PROVIDED DATA ▸
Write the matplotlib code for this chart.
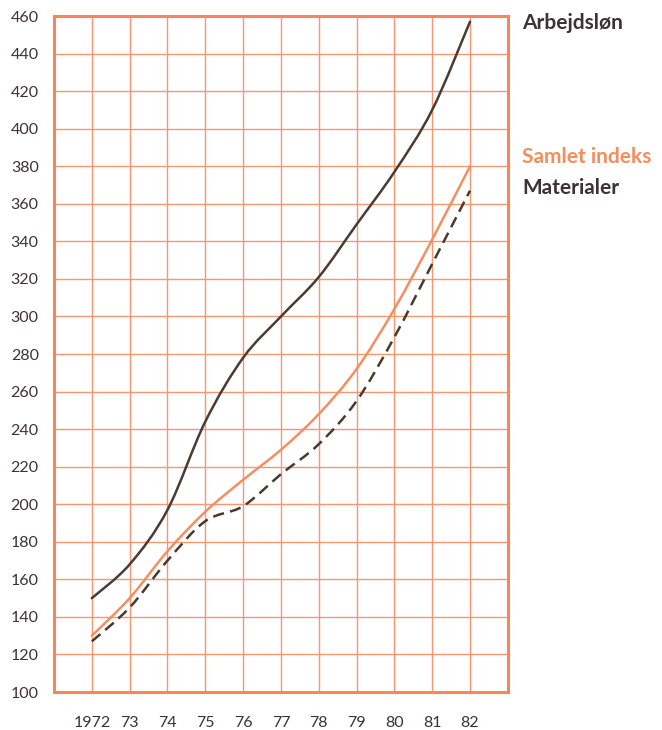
import numpy as np
import matplotlib.pyplot as plt
from matplotlib.path import Path
from matplotlib.patches import PathPatch

years = [1972, 1973, 1974, 1975, 1976, 1977, 1978, 1979, 1980, 1981, 1982]
year_labels = ['1972', '73', '74', '75', '76', '77', '78', '79', '80', '81', '82']

arbejdslon = [150, 168, 197, 244, 278, 300, 321, 349, 377, 410, 457]
samlet = [130, 150, 175, 196, 213, 229, 248, 272, 304, 341, 380]
materialer = [127, 145, 170, 191, 199, 216, 232, 255, 289, 328, 367]

orange = '#f7875a'
grid_orange = '#f89670'
dark = '#3d3236'


def smooth_path(x, y):
    # catmull-rom through the data points, drawn as cubic bezier segments
    x = np.asarray(x, float)
    y = np.asarray(y, float)
    pts = np.column_stack([x, y])
    verts = [pts[0]]
    codes = [Path.MOVETO]
    n = len(pts)
    for i in range(n - 1):
        p0 = pts[max(i - 1, 0)]
        p1 = pts[i]
        p2 = pts[i + 1]
        p3 = pts[min(i + 2, n - 1)]
        c1 = p1 + (p2 - p0) / 6.0
        c2 = p2 - (p3 - p1) / 6.0
        verts += [c1, c2, p2]
        codes += [Path.CURVE4] * 3
    return Path(verts, codes)


plt.rcParams['font.family'] = ['Lato', 'DejaVu Sans']

fig = plt.figure(figsize=(6.62, 7.30), dpi=100)
ax = fig.add_axes([0.0816, 0.052, 0.6855, 0.926])

ax.add_patch(PathPatch(smooth_path(years, arbejdslon), facecolor='none',
                       edgecolor='#4a3b33', linewidth=1.8, capstyle='round'))
ax.add_patch(PathPatch(smooth_path(years, samlet), facecolor='none',
                       edgecolor='#f48f62', linewidth=1.8, capstyle='round'))
ax.add_patch(PathPatch(smooth_path(years, materialer), facecolor='none',
                       edgecolor='#4a3a2e', linewidth=1.8, linestyle=(0, (4.5, 2.5))))

ax.set_xlim(1971, 1983)
ax.set_ylim(100, 460)
ax.set_xticks(years)
ax.set_xticklabels(year_labels)
ax.set_xticks(np.arange(1971, 1984), minor=True)
ax.set_yticks(np.arange(100, 461, 20))

ax.grid(True, which='both', color=grid_orange, linewidth=1.0)
ax.set_axisbelow(True)
for s in ax.spines.values():
    s.set_color(orange)
    s.set_linewidth(2.2)

ax.tick_params(which='both', length=0)
ax.tick_params(axis='x', pad=17, labelsize=11.5, labelcolor=dark)
ax.tick_params(axis='y', pad=11, labelsize=11.5, labelcolor=dark)

fig.text(0.789, 0.968, 'Arbejdsløn', color=dark, fontsize=15, fontweight='bold', va='center')
fig.text(0.788, 0.785, 'Samlet indeks', color='#f78c5c', fontsize=15, fontweight='bold', va='center')
fig.text(0.789, 0.743, 'Materialer', color=dark, fontsize=15, fontweight='bold', va='center')

fig.savefig('out.png', dpi=100, facecolor='white')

YOUR GOAL ▸
Make an exact copy of the data above, pictures excluded.

THE RESULT ▸
Write the matplotlib code for this chart.
import numpy as np
import matplotlib.pyplot as plt
from matplotlib.path import Path
from matplotlib.patches import PathPatch

years = [1972, 1973, 1974, 1975, 1976, 1977, 1978, 1979, 1980, 1981, 1982]
year_labels = ['1972', '73', '74', '75', '76', '77', '78', '79', '80', '81', '82']

arbejdslon = [150, 168, 197, 244, 278, 300, 321, 349, 377, 410, 457]
samlet = [130, 150, 175, 196, 213, 229, 248, 272, 304, 341, 380]
materialer = [127, 145, 170, 191, 199, 216, 232, 255, 289, 328, 367]

orange = '#f7875a'
grid_orange = '#f89670'
dark = '#3d3236'


def smooth_path(x, y):
    # catmull-rom through the data points, drawn as cubic bezier segments
    x = np.asarray(x, float)
    y = np.asarray(y, float)
    pts = np.column_stack([x, y])
    verts = [pts[0]]
    codes = [Path.MOVETO]
    n = len(pts)
    for i in range(n - 1):
        p0 = pts[max(i - 1, 0)]
        p1 = pts[i]
        p2 = pts[i + 1]
        p3 = pts[min(i + 2, n - 1)]
        c1 = p1 + (p2 - p0) / 6.0
        c2 = p2 - (p3 - p1) / 6.0
        verts += [c1, c2, p2]
        codes += [Path.CURVE4] * 3
    return Path(verts, codes)


plt.rcParams['font.family'] = ['Lato', 'DejaVu Sans']

fig = plt.figure(figsize=(6.62, 7.30), dpi=100)
ax = fig.add_axes([0.0816, 0.052, 0.6855, 0.926])

ax.add_patch(PathPatch(smooth_path(years, arbejdslon), facecolor='none',
                       edgecolor='#4a3b33', linewidth=1.8, capstyle='round'))
ax.add_patch(PathPatch(smooth_path(years, samlet), facecolor='none',
                       edgecolor='#f48f62', linewidth=1.8, capstyle='round'))
ax.add_patch(PathPatch(smooth_path(years, materialer), facecolor='none',
                       edgecolor='#4a3a2e', linewidth=1.8, linestyle=(0, (4.5, 2.5))))

ax.set_xlim(1971, 1983)
ax.set_ylim(100, 460)
ax.set_xticks(years)
ax.set_xticklabels(year_labels)
ax.set_xticks(np.arange(1971, 1984), minor=True)
ax.set_yticks(np.arange(100, 461, 20))

ax.grid(True, which='both', color=grid_orange, linewidth=1.0)
ax.set_axisbelow(True)
for s in ax.spines.values():
    s.set_color(orange)
    s.set_linewidth(2.2)

ax.tick_params(which='both', length=0)
ax.tick_params(axis='x', pad=17, labelsize=11.5, labelcolor=dark)
ax.tick_params(axis='y', pad=11, labelsize=11.5, labelcolor=dark)

fig.text(0.789, 0.968, 'Arbejdsløn', color=dark, fontsize=15, fontweight='bold', va='center')
fig.text(0.788, 0.785, 'Samlet indeks', color='#f78c5c', fontsize=15, fontweight='bold', va='center')
fig.text(0.789, 0.743, 'Materialer', color=dark, fontsize=15, fontweight='bold', va='center')

fig.savefig('out.png', dpi=100, facecolor='white')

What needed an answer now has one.